PROBLEM TO SOLVE - All lines below must be repeated exactly, with the pictures omitted.

-=-=-=-=-

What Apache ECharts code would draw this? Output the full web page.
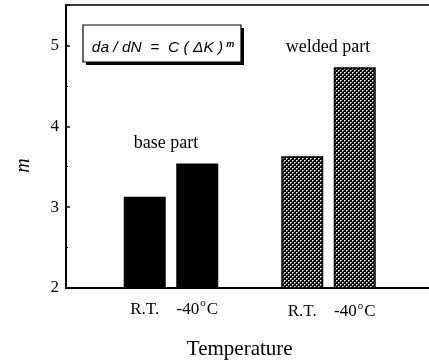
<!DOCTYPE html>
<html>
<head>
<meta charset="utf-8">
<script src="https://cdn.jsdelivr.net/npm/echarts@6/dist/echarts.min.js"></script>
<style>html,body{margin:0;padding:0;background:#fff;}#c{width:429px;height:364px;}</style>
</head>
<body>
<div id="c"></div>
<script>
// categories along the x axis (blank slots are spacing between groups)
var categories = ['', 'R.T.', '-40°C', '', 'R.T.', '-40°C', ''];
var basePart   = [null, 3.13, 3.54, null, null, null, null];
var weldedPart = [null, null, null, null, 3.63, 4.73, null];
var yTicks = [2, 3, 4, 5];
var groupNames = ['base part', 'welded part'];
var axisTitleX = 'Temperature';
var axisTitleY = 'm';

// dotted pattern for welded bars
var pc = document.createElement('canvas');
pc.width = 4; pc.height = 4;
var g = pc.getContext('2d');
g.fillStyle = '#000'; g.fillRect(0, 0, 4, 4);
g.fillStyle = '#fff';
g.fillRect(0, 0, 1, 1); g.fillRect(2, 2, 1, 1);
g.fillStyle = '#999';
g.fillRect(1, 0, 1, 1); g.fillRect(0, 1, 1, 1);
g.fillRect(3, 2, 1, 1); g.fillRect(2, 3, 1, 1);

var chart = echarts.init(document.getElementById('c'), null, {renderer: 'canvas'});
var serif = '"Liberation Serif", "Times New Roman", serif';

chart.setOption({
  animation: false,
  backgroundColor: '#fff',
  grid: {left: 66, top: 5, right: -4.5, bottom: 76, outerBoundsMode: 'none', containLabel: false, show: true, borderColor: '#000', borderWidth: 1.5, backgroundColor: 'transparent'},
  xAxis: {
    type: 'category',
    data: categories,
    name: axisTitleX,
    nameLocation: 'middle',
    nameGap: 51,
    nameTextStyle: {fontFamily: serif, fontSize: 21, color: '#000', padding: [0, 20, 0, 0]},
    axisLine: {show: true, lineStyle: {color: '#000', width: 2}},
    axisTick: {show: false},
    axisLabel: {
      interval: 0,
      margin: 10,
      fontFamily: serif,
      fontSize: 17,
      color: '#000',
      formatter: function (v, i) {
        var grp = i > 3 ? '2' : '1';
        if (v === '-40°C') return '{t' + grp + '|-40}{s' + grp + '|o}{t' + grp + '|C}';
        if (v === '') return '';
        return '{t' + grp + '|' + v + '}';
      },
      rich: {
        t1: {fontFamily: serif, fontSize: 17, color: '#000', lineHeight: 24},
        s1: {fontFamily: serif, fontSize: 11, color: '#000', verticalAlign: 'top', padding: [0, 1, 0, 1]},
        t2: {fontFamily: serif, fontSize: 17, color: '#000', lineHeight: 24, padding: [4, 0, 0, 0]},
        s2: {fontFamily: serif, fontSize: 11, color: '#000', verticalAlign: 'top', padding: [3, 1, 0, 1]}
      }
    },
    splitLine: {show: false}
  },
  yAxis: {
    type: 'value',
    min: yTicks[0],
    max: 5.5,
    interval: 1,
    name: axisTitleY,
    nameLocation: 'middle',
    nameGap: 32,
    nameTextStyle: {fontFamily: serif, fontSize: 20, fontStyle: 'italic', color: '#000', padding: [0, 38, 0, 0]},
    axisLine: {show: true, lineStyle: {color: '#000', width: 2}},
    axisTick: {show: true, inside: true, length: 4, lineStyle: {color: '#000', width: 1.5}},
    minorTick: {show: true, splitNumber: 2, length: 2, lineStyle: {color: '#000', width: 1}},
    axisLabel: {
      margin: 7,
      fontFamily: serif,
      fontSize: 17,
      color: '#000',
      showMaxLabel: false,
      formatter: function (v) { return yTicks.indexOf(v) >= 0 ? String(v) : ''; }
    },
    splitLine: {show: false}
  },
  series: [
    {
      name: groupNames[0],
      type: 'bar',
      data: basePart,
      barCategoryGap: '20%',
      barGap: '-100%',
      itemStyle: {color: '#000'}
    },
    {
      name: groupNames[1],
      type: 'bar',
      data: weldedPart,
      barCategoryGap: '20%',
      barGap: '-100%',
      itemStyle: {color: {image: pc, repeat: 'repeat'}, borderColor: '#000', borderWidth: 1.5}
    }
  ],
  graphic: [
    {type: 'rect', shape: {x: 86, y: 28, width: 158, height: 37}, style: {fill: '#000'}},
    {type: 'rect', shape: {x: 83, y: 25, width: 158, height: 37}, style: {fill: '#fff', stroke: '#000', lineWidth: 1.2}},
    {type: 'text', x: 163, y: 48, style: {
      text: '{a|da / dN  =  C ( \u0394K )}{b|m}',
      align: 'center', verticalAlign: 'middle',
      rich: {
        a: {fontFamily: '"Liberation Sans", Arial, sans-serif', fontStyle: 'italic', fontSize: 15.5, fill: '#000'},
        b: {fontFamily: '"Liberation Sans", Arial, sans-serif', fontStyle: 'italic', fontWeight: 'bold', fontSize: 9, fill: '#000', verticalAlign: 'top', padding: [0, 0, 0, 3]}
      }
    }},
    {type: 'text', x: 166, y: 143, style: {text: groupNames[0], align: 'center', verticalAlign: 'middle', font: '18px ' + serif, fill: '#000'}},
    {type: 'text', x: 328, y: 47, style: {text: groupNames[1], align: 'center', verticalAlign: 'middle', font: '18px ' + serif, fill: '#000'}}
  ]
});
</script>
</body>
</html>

-=-=-=-=-

RESULT FOR THIS EXERCISE -
What Apache ECharts code would draw this? Output the full web page.
<!DOCTYPE html>
<html>
<head>
<meta charset="utf-8">
<script src="https://cdn.jsdelivr.net/npm/echarts@6/dist/echarts.min.js"></script>
<style>html,body{margin:0;padding:0;background:#fff;}#c{width:429px;height:364px;}</style>
</head>
<body>
<div id="c"></div>
<script>
// categories along the x axis (blank slots are spacing between groups)
var categories = ['', 'R.T.', '-40°C', '', 'R.T.', '-40°C', ''];
var basePart   = [null, 3.13, 3.54, null, null, null, null];
var weldedPart = [null, null, null, null, 3.63, 4.73, null];
var yTicks = [2, 3, 4, 5];
var groupNames = ['base part', 'welded part'];
var axisTitleX = 'Temperature';
var axisTitleY = 'm';

// dotted pattern for welded bars
var pc = document.createElement('canvas');
pc.width = 4; pc.height = 4;
var g = pc.getContext('2d');
g.fillStyle = '#000'; g.fillRect(0, 0, 4, 4);
g.fillStyle = '#fff';
g.fillRect(0, 0, 1, 1); g.fillRect(2, 2, 1, 1);
g.fillStyle = '#999';
g.fillRect(1, 0, 1, 1); g.fillRect(0, 1, 1, 1);
g.fillRect(3, 2, 1, 1); g.fillRect(2, 3, 1, 1);

var chart = echarts.init(document.getElementById('c'), null, {renderer: 'canvas'});
var serif = '"Liberation Serif", "Times New Roman", serif';

chart.setOption({
  animation: false,
  backgroundColor: '#fff',
  grid: {left: 66, top: 5, right: -4.5, bottom: 76, outerBoundsMode: 'none', containLabel: false, show: true, borderColor: '#000', borderWidth: 1.5, backgroundColor: 'transparent'},
  xAxis: {
    type: 'category',
    data: categories,
    name: axisTitleX,
    nameLocation: 'middle',
    nameGap: 51,
    nameTextStyle: {fontFamily: serif, fontSize: 21, color: '#000', padding: [0, 20, 0, 0]},
    axisLine: {show: true, lineStyle: {color: '#000', width: 2}},
    axisTick: {show: false},
    axisLabel: {
      interval: 0,
      margin: 10,
      fontFamily: serif,
      fontSize: 17,
      color: '#000',
      formatter: function (v, i) {
        var grp = i > 3 ? '2' : '1';
        if (v === '-40°C') return '{t' + grp + '|-40}{s' + grp + '|o}{t' + grp + '|C}';
        if (v === '') return '';
        return '{t' + grp + '|' + v + '}';
      },
      rich: {
        t1: {fontFamily: serif, fontSize: 17, color: '#000', lineHeight: 24},
        s1: {fontFamily: serif, fontSize: 11, color: '#000', verticalAlign: 'top', padding: [0, 1, 0, 1]},
        t2: {fontFamily: serif, fontSize: 17, color: '#000', lineHeight: 24, padding: [4, 0, 0, 0]},
        s2: {fontFamily: serif, fontSize: 11, color: '#000', verticalAlign: 'top', padding: [3, 1, 0, 1]}
      }
    },
    splitLine: {show: false}
  },
  yAxis: {
    type: 'value',
    min: yTicks[0],
    max: 5.5,
    interval: 1,
    name: axisTitleY,
    nameLocation: 'middle',
    nameGap: 32,
    nameTextStyle: {fontFamily: serif, fontSize: 20, fontStyle: 'italic', color: '#000', padding: [0, 38, 0, 0]},
    axisLine: {show: true, lineStyle: {color: '#000', width: 2}},
    axisTick: {show: true, inside: true, length: 4, lineStyle: {color: '#000', width: 1.5}},
    minorTick: {show: true, splitNumber: 2, length: 2, lineStyle: {color: '#000', width: 1}},
    axisLabel: {
      margin: 7,
      fontFamily: serif,
      fontSize: 17,
      color: '#000',
      showMaxLabel: false,
      formatter: function (v) { return yTicks.indexOf(v) >= 0 ? String(v) : ''; }
    },
    splitLine: {show: false}
  },
  series: [
    {
      name: groupNames[0],
      type: 'bar',
      data: basePart,
      barCategoryGap: '20%',
      barGap: '-100%',
      itemStyle: {color: '#000'}
    },
    {
      name: groupNames[1],
      type: 'bar',
      data: weldedPart,
      barCategoryGap: '20%',
      barGap: '-100%',
      itemStyle: {color: {image: pc, repeat: 'repeat'}, borderColor: '#000', borderWidth: 1.5}
    }
  ],
  graphic: [
    {type: 'rect', shape: {x: 86, y: 28, width: 158, height: 37}, style: {fill: '#000'}},
    {type: 'rect', shape: {x: 83, y: 25, width: 158, height: 37}, style: {fill: '#fff', stroke: '#000', lineWidth: 1.2}},
    {type: 'text', x: 163, y: 48, style: {
      text: '{a|da / dN  =  C ( \u0394K )}{b|m}',
      align: 'center', verticalAlign: 'middle',
      rich: {
        a: {fontFamily: '"Liberation Sans", Arial, sans-serif', fontStyle: 'italic', fontSize: 15.5, fill: '#000'},
        b: {fontFamily: '"Liberation Sans", Arial, sans-serif', fontStyle: 'italic', fontWeight: 'bold', fontSize: 9, fill: '#000', verticalAlign: 'top', padding: [0, 0, 0, 3]}
      }
    }},
    {type: 'text', x: 166, y: 143, style: {text: groupNames[0], align: 'center', verticalAlign: 'middle', font: '18px ' + serif, fill: '#000'}},
    {type: 'text', x: 328, y: 47, style: {text: groupNames[1], align: 'center', verticalAlign: 'middle', font: '18px ' + serif, fill: '#000'}}
  ]
});
</script>
</body>
</html>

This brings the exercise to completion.